SotSB: Utility Spells

Nearly all of the spells in Secret of the Silver Blades can be divided into three categories: offense, healing, and buffs. All three categories are directly related into combat: offensive spells are for waging combat, healing is for recovering from combat, and buffs are for preparing for combat. This focus on fighting isn’t at all unusual for a CRPG. But it’s notable here because this is a D&D-based game, and it provides only a subset of the spells from D&D.

Some spells are left out because there’s no way that a computer game (especially one from 1990) could handle them adequately, like Stone Shape or Wish. The entire category of illusions relies too much on the player’s creativity and the DM’s judgment of their effects on the viewer to have a satisfying implementation here.

Other spells are left out because the simplified game mechanics leaves no room for them. I mentioned a while back how the system lacks such concepts as darkness and hunger, and thus has no way to support Light or Create Food. Languages seem to also be considered too much hassle to implement, so spells to understand or speak other languages are right out.

And some spells seem to be left out just to be difficult, and possibly to enforce the kind of gameplay that the designers want. There’s no Identify spell, for example. The game system understands the concept of identifying items, you just can’t do it with a spell. You have to take the items back to the store in town to identify them. I assume that the designers felt that the experience of looting equipment and not being able to identify it immediately was important to how they wanted the game played, either because they wanted to give the player reasons to go back to town once in a while, or because they wanted to give players the experience of experimentally trying on unidentified armor while still in the dungeon to determine which bits were worth lugging home.

There are a few pure utility spells in the game, though. There’s Knock, a spell that unlocks doors: I haven’t really needed this at all in SotSB, but there were a couple of doors in Pool of Radiance that I could open no other way. There’s Detect Magic, a useful way to separate out the better loot from an encounter, although it becomes less useful past a certain point: by the endgame, you pretty much take it for granted that everything you find is magical to some degree. Most weirdly, there’s the Read Magic spell. The only thing Read Magic does in this game is intrude on the process of copying a spell into your spellbook, putting a rather pointless extra step into the process. But I guess someone saw value in this.
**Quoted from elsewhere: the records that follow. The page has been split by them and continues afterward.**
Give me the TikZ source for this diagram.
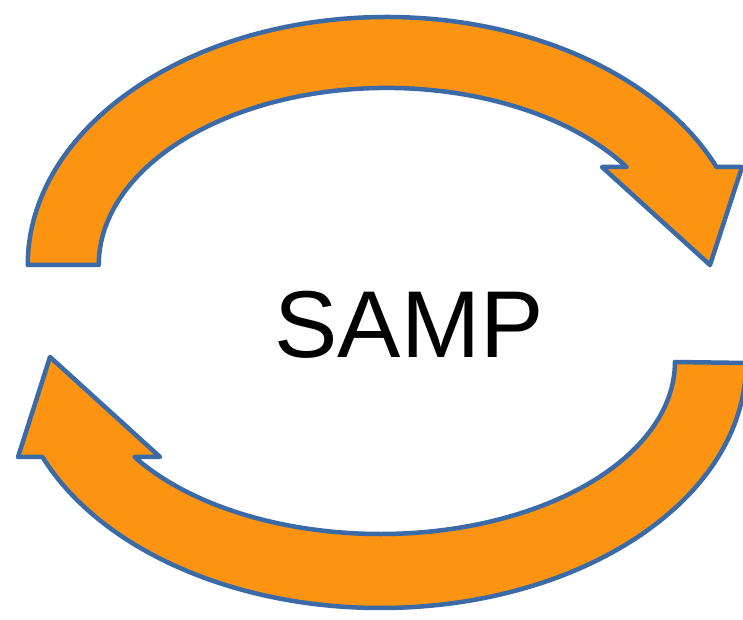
\documentclass[tikz,border=0pt]{standalone}
\usepackage{fontspec}
\setmainfont{Liberation Sans}
\usepackage{xcolor}
\usepackage{tikz}
\usetikzlibrary{calc, positioning}

\definecolor{sampOrange}{RGB}{252,148,18}
\definecolor{sampBlue}{RGB}{58,106,168}

\tikzset{
    cyclearrow/.style={fill=sampOrange, draw=sampBlue, line width=4.5pt, line join=round}
}

\begin{document}
\begin{tikzpicture}[x=1pt, y=1pt]
    \useasboundingbox (0,0) rectangle (743,620);
    % --- MUI TEN TREN: tu trai sang phai ---
    \def\cxa{386.75}
    \def\cya{355}
    \filldraw[cyclearrow] (\cxa-359,\cya)
        arc[start angle=180, end angle=23.3, x radius=359, y radius=248]
        -- (742,453) -- (710,355) -- (602,453) -- (626.6,453)
        arc[start angle=33.6, end angle=180, x radius=288, y radius=177]
        -- cycle;

    % --- MUI TEN DUOI: tu phai sang trai ---
    \def\cxb{380.25}
    \def\cyb{257}
    \filldraw[cyclearrow] (\cxb+365.75,\cyb)
        arc[start angle=360, end angle=202.56, x radius=365.75, y radius=245]
        -- (18,163) -- (50,263) -- (160,163) -- (134.5,163)
        arc[start angle=213.53, end angle=360, x radius=294.75, y radius=172]
        -- cycle;

    % Chu o giua
    \node[anchor=base, inner sep=0pt, font=\fontsize{95}{95}\selectfont] (samp) at (409,262) {SAMP};
\end{tikzpicture}
\end{document}
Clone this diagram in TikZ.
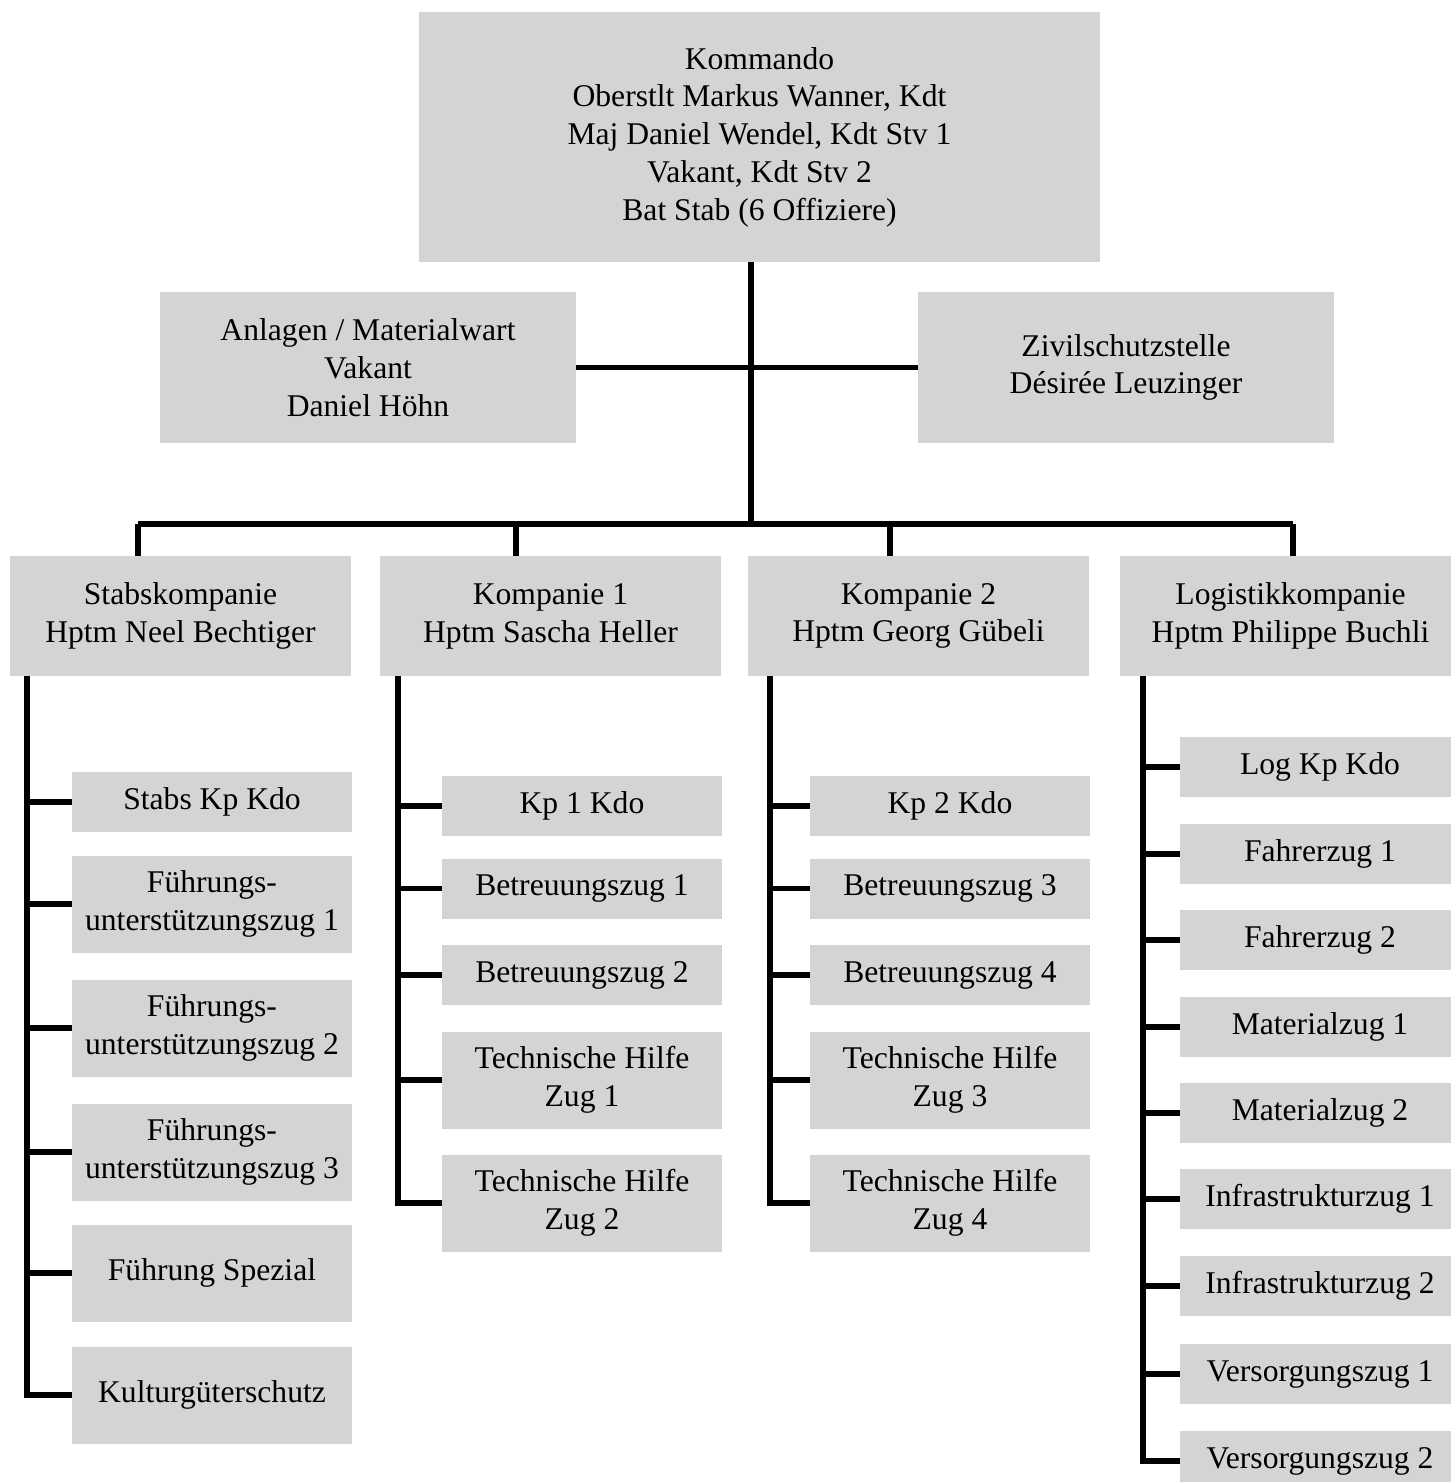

It should be noted that clerics and magic-users gain spell slots at the same rate as they do in normal second-edition D&D, even though they have fewer useful things to spend them on. This contributes to the sense of monotony in the game, the way that I’ve mainly wound up casting the same combat spells over and over again. But also, there’s a kind of pressure to favor combat spells when exploring new territory (which you’re doing most of the time), because they’re more likely to be useful in an emergency. As such, having one’s primary spellcasters memorize utility spells seems like a waste of a spell slot that could be better spent on offense, healing, or buffs. But warrior-types like Rangers generally don’t cast spells in battle, because they’re better at just fighting. (You can’t even get a ranger to the point of learning Fireball in this game.) This makes them an ideal choice for memorizing utility spells, once they have enough XP to do so.